Chernobyl new safe confinement construction

After news inadvertently leaked via NHK that the decommissioning authority (NDF) for Fukushima Daiichi was considering a Chernobyl type sarcophagus for the plant, there is now an effort by the authority to back it down.

At the same time the government is rushing to reopen as much of the evacuation zone as possible so they can terminate evacuation compensation for the roughly 100,000 evacuees of the disaster.

Minamisoma reopened closed parts of the district this week and there is now consideration for opening highly radioactive zones in Okuma near the plant in a few years.

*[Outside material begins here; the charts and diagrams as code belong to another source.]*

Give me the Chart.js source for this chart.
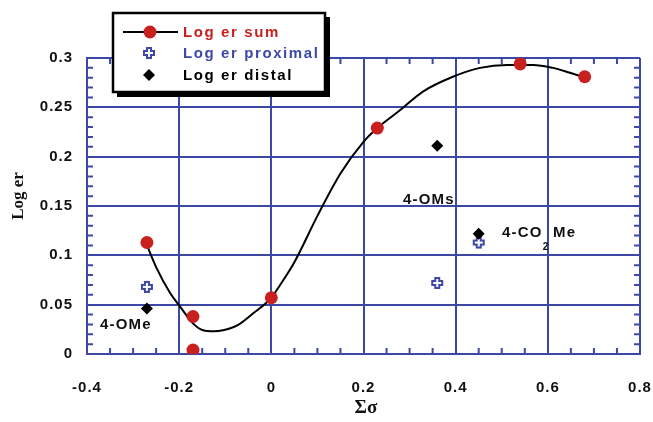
<!DOCTYPE html>
<html>
<head>
<meta charset="utf-8">
<script src="https://cdn.jsdelivr.net/npm/chart.js@4/dist/chart.umd.min.js"></script>
<style>
  html, body { margin: 0; padding: 0; background: #fff; }
  #wrap { width: 653px; height: 422px; position: relative; }
</style>
</head>
<body>
<div id="wrap"><canvas id="c" width="653" height="422"></canvas></div>
<script>
// ---- data ----
const sigmaSum   = [-0.27, -0.17, -0.17, 0.00, 0.23, 0.54, 0.68];
const logErSum   = [0.113, 0.038, 0.004, 0.057, 0.229, 0.294, 0.281];
const sigmaProx  = [-0.27, 0.36, 0.45];
const logErProx  = [0.068, 0.072, 0.113];
const sigmaDist  = [-0.27, 0.36, 0.45];
const logErDist  = [0.046, 0.211, 0.122];
// fitted curve
const fitX = [-0.268, -0.25, -0.22, -0.198, -0.17, -0.148, -0.125, -0.105, -0.074, -0.04, 0.00, 0.019, 0.05, 0.10, 0.15, 0.20, 0.23, 0.279, 0.329, 0.394, 0.453, 0.511, 0.568, 0.611, 0.648, 0.676];
const fitY = [0.108, 0.088, 0.062, 0.048, 0.031, 0.024, 0.023, 0.024, 0.029, 0.041, 0.057, 0.070, 0.093, 0.140, 0.183, 0.215, 0.229, 0.247, 0.266, 0.281, 0.290, 0.293, 0.293, 0.290, 0.285, 0.281];
const xTicks = [-0.4, -0.2, 0, 0.2, 0.4, 0.6, 0.8];
const xTickLabels = ['-0.4', '-0.2', '0', '0.2', '0.4', '0.6', '0.8'];
const yTicks = [0, 0.05, 0.1, 0.15, 0.2, 0.25, 0.3];
const yTickLabels = ['0', '0.05', '0.1', '0.15', '0.2', '0.25', '0.3'];
const legendLabels = ['Log er sum', 'Log er proximal', 'Log er distal'];
const annotations = ['4-OMe', '4-OMs', '4-CO', '2', 'Me'];

const GRID = '#3d48a6';
const RED = '#c8201e';
const BLUE = '#3d48a8';
const FONT = '"Liberation Sans", Arial, sans-serif';

function makeCross() {
  const c = document.createElement('canvas');
  c.width = 14; c.height = 14;
  const g = c.getContext('2d');
  const m = 7, a = 2, L = 5;
  g.beginPath();
  g.moveTo(m - a, m - L); g.lineTo(m + a, m - L); g.lineTo(m + a, m - a);
  g.lineTo(m + L, m - a); g.lineTo(m + L, m + a); g.lineTo(m + a, m + a);
  g.lineTo(m + a, m + L); g.lineTo(m - a, m + L); g.lineTo(m - a, m + a);
  g.lineTo(m - L, m + a); g.lineTo(m - L, m - a); g.lineTo(m - a, m - a);
  g.closePath();
  g.fillStyle = '#fff'; g.fill();
  g.lineWidth = 2; g.strokeStyle = BLUE; g.stroke();
  return c;
}
const crossImg = makeCross();

const toXY = (xs, ys) => xs.map((x, i) => ({ x: x, y: ys[i] }));

const decorPlugin = {
  id: 'decor',
  beforeDraw(chart) {
    chart.ctx.letterSpacing = '1px';
  },
  beforeDatasetsDraw(chart) {
    const ctx = chart.ctx, a = chart.chartArea;
    const xs = chart.scales.x, ys = chart.scales.y;
    ctx.save();
    ctx.strokeStyle = GRID; ctx.lineWidth = 2;
    const len = 6;
    for (let k = -8; k <= 16; k++) {
      if (k % 4 === 0) continue;
      const px = xs.getPixelForValue(k * 0.05);
      ctx.beginPath();
      ctx.moveTo(px, a.bottom); ctx.lineTo(px, a.bottom - len);
      ctx.moveTo(px, a.top); ctx.lineTo(px, a.top + len);
      ctx.stroke();
    }
    for (let k = 1; k < 30; k++) {
      if (k % 5 === 0) continue;
      const py = ys.getPixelForValue(k * 0.01);
      ctx.beginPath();
      ctx.moveTo(a.left, py); ctx.lineTo(a.left + len, py);
      ctx.moveTo(a.right, py); ctx.lineTo(a.right - len, py);
      ctx.stroke();
    }
    ctx.restore();
  },
  afterDraw(chart) {
    const ctx = chart.ctx;
    ctx.save();
    ctx.letterSpacing = '1.2px';
    // annotations
    ctx.fillStyle = '#111';
    ctx.font = 'bold 15px ' + FONT;
    ctx.textBaseline = 'middle';
    ctx.textAlign = 'left';
    ctx.fillText(annotations[0], 100, 325);
    ctx.fillText(annotations[1], 403, 200);
    ctx.fillText(annotations[2], 502, 233);
    const w = ctx.measureText(annotations[2]).width;
    ctx.font = 'bold 10px ' + FONT;
    ctx.fillText(annotations[3], 502 + w, 247);
    ctx.font = 'bold 15px ' + FONT;
    ctx.fillText(annotations[4], 553, 233);

    // axis titles
    ctx.letterSpacing = '0px';
    ctx.font = 'bold 17px "Liberation Serif", "Times New Roman", serif';
    ctx.textAlign = 'center';
    ctx.save();
    ctx.translate(19, 196);
    ctx.rotate(-Math.PI / 2);
    ctx.fillText('Log er', 0, 0);
    ctx.restore();
    ctx.font = 'bold 19px "Liberation Serif", "Times New Roman", serif';
    ctx.fillText('Σσ', 366, 408);

    // legend box
    ctx.fillStyle = '#000';
    ctx.fillRect(117, 17, 213, 80);
    ctx.fillStyle = '#fff';
    ctx.fillRect(113, 13, 212, 79);
    ctx.lineWidth = 2.5;
    ctx.strokeStyle = '#000';
    ctx.strokeRect(113, 13, 212, 79);

    // row 1
    ctx.lineWidth = 2;
    ctx.beginPath(); ctx.moveTo(123, 32); ctx.lineTo(178, 32); ctx.stroke();
    ctx.fillStyle = RED;
    ctx.beginPath(); ctx.arc(150, 32, 6.5, 0, Math.PI * 2); ctx.fill();
    // row 2
    ctx.drawImage(crossImg, 149 - 7, 53 - 7);
    // row 3
    ctx.fillStyle = '#000';
    ctx.beginPath();
    ctx.moveTo(149, 69); ctx.lineTo(155, 75); ctx.lineTo(149, 81); ctx.lineTo(143, 75);
    ctx.closePath(); ctx.fill();

    ctx.letterSpacing = '1.6px';
    ctx.font = 'bold 15px ' + FONT;
    ctx.textAlign = 'left';
    ctx.textBaseline = 'middle';
    ctx.fillStyle = RED;  ctx.fillText(legendLabels[0], 183, 33);
    ctx.fillStyle = BLUE; ctx.fillText(legendLabels[1], 183, 54);
    ctx.fillStyle = '#000'; ctx.fillText(legendLabels[2], 183, 76);
    ctx.restore();
  }
};

new Chart(document.getElementById('c'), {
  type: 'scatter',
  data: {
    datasets: [
      {
        label: 'fit',
        data: toXY(fitX, fitY),
        showLine: true,
        borderColor: '#000',
        borderWidth: 2,
        pointRadius: 0,
        cubicInterpolationMode: 'monotone',
        fill: false,
        order: 3
      },
      {
        label: legendLabels[0],
        data: toXY(sigmaSum, logErSum),
        pointStyle: 'circle',
        pointRadius: 6.5,
        backgroundColor: RED,
        borderColor: RED,
        borderWidth: 0,
        order: 2
      },
      {
        label: legendLabels[1],
        data: toXY(sigmaProx, logErProx),
        pointStyle: crossImg,
        order: 1
      },
      {
        label: legendLabels[2],
        data: toXY(sigmaDist, logErDist),
        pointStyle: 'rectRot',
        pointRadius: 6,
        backgroundColor: '#000',
        borderColor: '#000',
        borderWidth: 0,
        order: 0
      }
    ]
  },
  options: {
    responsive: false,
    animation: false,
    events: [],
    layout: { padding: { left: 0, right: 13, top: 58, bottom: 0 } },
    plugins: { legend: { display: false }, tooltip: { enabled: false } },
    scales: {
      x: {
        type: 'linear',
        min: -0.4, max: 0.8,
        afterBuildTicks: s => { s.ticks = xTicks.map(v => ({ value: v })); },
        afterFit: s => { s.height = 68; s.paddingLeft = 0; s.paddingRight = 0; },
        grid: { color: GRID, lineWidth: 2, drawTicks: false },
        border: { color: GRID, width: 2 },
        ticks: {
          padding: 25,
          color: '#111',
          font: { family: FONT, weight: 'bold', size: 15 },
          callback: (v, i) => xTickLabels[i],
          maxRotation: 0
        }
      },
      y: {
        type: 'linear',
        min: 0, max: 0.3,
        afterBuildTicks: s => { s.ticks = yTicks.map(v => ({ value: v })); },
        afterFit: s => { s.width = 87; s.paddingTop = 0; s.paddingBottom = 0; },
        grid: { color: GRID, lineWidth: 2, drawTicks: false },
        border: { color: GRID, width: 2 },
        ticks: {
          padding: 14,
          color: '#111',
          font: { family: FONT, weight: 'bold', size: 15 },
          callback: (v, i) => yTickLabels[i]
        }
      }
    }
  },
  plugins: [decorPlugin]
});
</script>
</body>
</html>
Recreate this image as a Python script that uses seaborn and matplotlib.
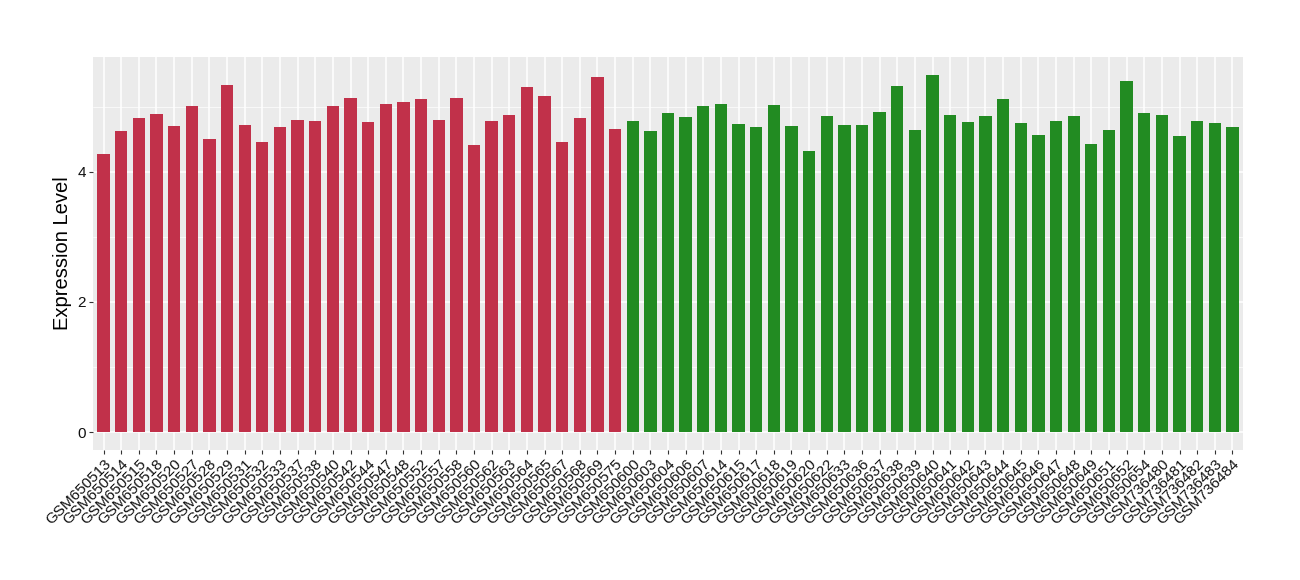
import matplotlib as mpl
import matplotlib.pyplot as plt
import seaborn as sns
import pandas as pd
from matplotlib.ticker import MultipleLocator

mpl.use('agg')

# Sample names, groups and expression values
red_samples = ['GSM650513', 'GSM650514', 'GSM650515', 'GSM650518', 'GSM650520',
               'GSM650527', 'GSM650528', 'GSM650529', 'GSM650531', 'GSM650532',
               'GSM650533', 'GSM650537', 'GSM650538', 'GSM650540', 'GSM650542',
               'GSM650544', 'GSM650547', 'GSM650548', 'GSM650552', 'GSM650557',
               'GSM650558', 'GSM650560', 'GSM650562', 'GSM650563', 'GSM650564',
               'GSM650565', 'GSM650567', 'GSM650568', 'GSM650569', 'GSM650575']
red_values = [4.28, 4.63, 4.83, 4.89, 4.70, 5.01, 4.51, 5.33, 4.72, 4.46,
              4.69, 4.80, 4.78, 5.01, 5.13, 4.77, 5.04, 5.07, 5.12, 4.80,
              5.13, 4.41, 4.78, 4.87, 5.30, 5.16, 4.46, 4.83, 5.46, 4.66]

green_samples = ['GSM650600', 'GSM650603', 'GSM650604', 'GSM650606', 'GSM650607',
                 'GSM650614', 'GSM650615', 'GSM650617', 'GSM650618', 'GSM650619',
                 'GSM650620', 'GSM650622', 'GSM650633', 'GSM650636', 'GSM650637',
                 'GSM650638', 'GSM650639', 'GSM650640', 'GSM650641', 'GSM650642',
                 'GSM650643', 'GSM650644', 'GSM650645', 'GSM650646', 'GSM650647',
                 'GSM650648', 'GSM650649', 'GSM650651', 'GSM650652', 'GSM650654',
                 'GSM736480', 'GSM736481', 'GSM736482', 'GSM736483', 'GSM736484']
green_values = [4.78, 4.63, 4.90, 4.84, 5.01, 5.04, 4.74, 4.69, 5.03, 4.70,
                4.32, 4.86, 4.72, 4.72, 4.92, 5.32, 4.64, 5.49, 4.87, 4.77,
                4.86, 5.12, 4.75, 4.57, 4.78, 4.86, 4.43, 4.64, 5.40, 4.90,
                4.87, 4.55, 4.78, 4.75, 4.69]

group_colors = {'red': '#C1314A', 'green': '#228B22'}

df = pd.DataFrame({
    'Sample': red_samples + green_samples,
    'Expression Level': red_values + green_values,
    'Group': ['red'] * len(red_samples) + ['green'] * len(green_samples),
})

sns.set_theme(style='darkgrid', rc={
    'axes.facecolor': '#EBEBEB',
    'grid.color': 'white',
})
plt.rcParams['font.family'] = ['Liberation Sans', 'DejaVu Sans']

fig, ax = plt.subplots(figsize=(13, 5.8), dpi=100)
fig.subplots_adjust(left=93 / 1300, right=1243 / 1300, top=1 - 57 / 580, bottom=1 - 450 / 580)

sns.barplot(data=df, x='Sample', y='Expression Level', hue='Group',
            palette=group_colors, dodge=False, width=0.7, legend=False,
            saturation=1, linewidth=0, ax=ax)

ax.set_xlim(-0.6, len(df) - 0.4)
ax.set_ylim(-0.275, 5.765)
ax.yaxis.set_major_locator(MultipleLocator(2))
ax.yaxis.set_minor_locator(MultipleLocator(1))
ax.grid(which='major', color='white', linewidth=1.1)
ax.grid(which='minor', axis='y', color='white', linewidth=0.5)
ax.set_axisbelow(True)
for s in ax.spines.values():
    s.set_visible(False)

ax.tick_params(axis='both', which='major', length=3, width=0.8, color='#333333',
               labelcolor='#111111', labelsize=11, pad=2, bottom=True, left=True)
ax.tick_params(axis='y', which='minor', length=0)
plt.setp(ax.get_xticklabels(), rotation=45, ha='right', rotation_mode='anchor')

ax.set_xlabel('')
ax.set_ylabel('Expression Level', fontsize=14.5, labelpad=4, color='black')

fig.savefig('out.png', dpi=100)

Mayors for the impacted towns near the plant expressed obvious outrage to the media after hearing the news.

The media reports and public concern are due to it even being on the table and that alone raises some obvious concerns.

NDF calls the media reports that they are considering a sarcophagus to be “untruthful” but go on to admit that it is now among the considered options.

Obviously such a structure would not be a medium term effort unless it involved some significant new design and long term plan.

NDF also tries to frame a sarcophagus as a more “medium term” solution.

They did confirm that this isn’t a done deal, but is an option they are considering.

Following that news Japan’s state minister for industry has ruled out the option of sealing off disabled reactors at the Fukushima Daiichi nuclear plant with a Chernobyl-style sarcophagus.

Takagi said the government’s policy is to stand by the people of Fukushima, and that his ministry has told the decommissioning body to rewrite its technical report.

Responding to Uchibori, Takagi said the government has no intention of using such an option, and that completing the decommissioning process is the top priority.

The body said it remained committed to removing fuel debris from the reactors that suffered meltdowns in the March 2011 accident.

But it presented a technical report that left room for entombing the reactors in a massive metal and concrete structure.

Yosuke Takagi met Fukushima Governor Masao Uchibori in Tokyo on Friday.

Uchibori said he was shocked to hear the word “sarcophagus” and called the option unacceptable.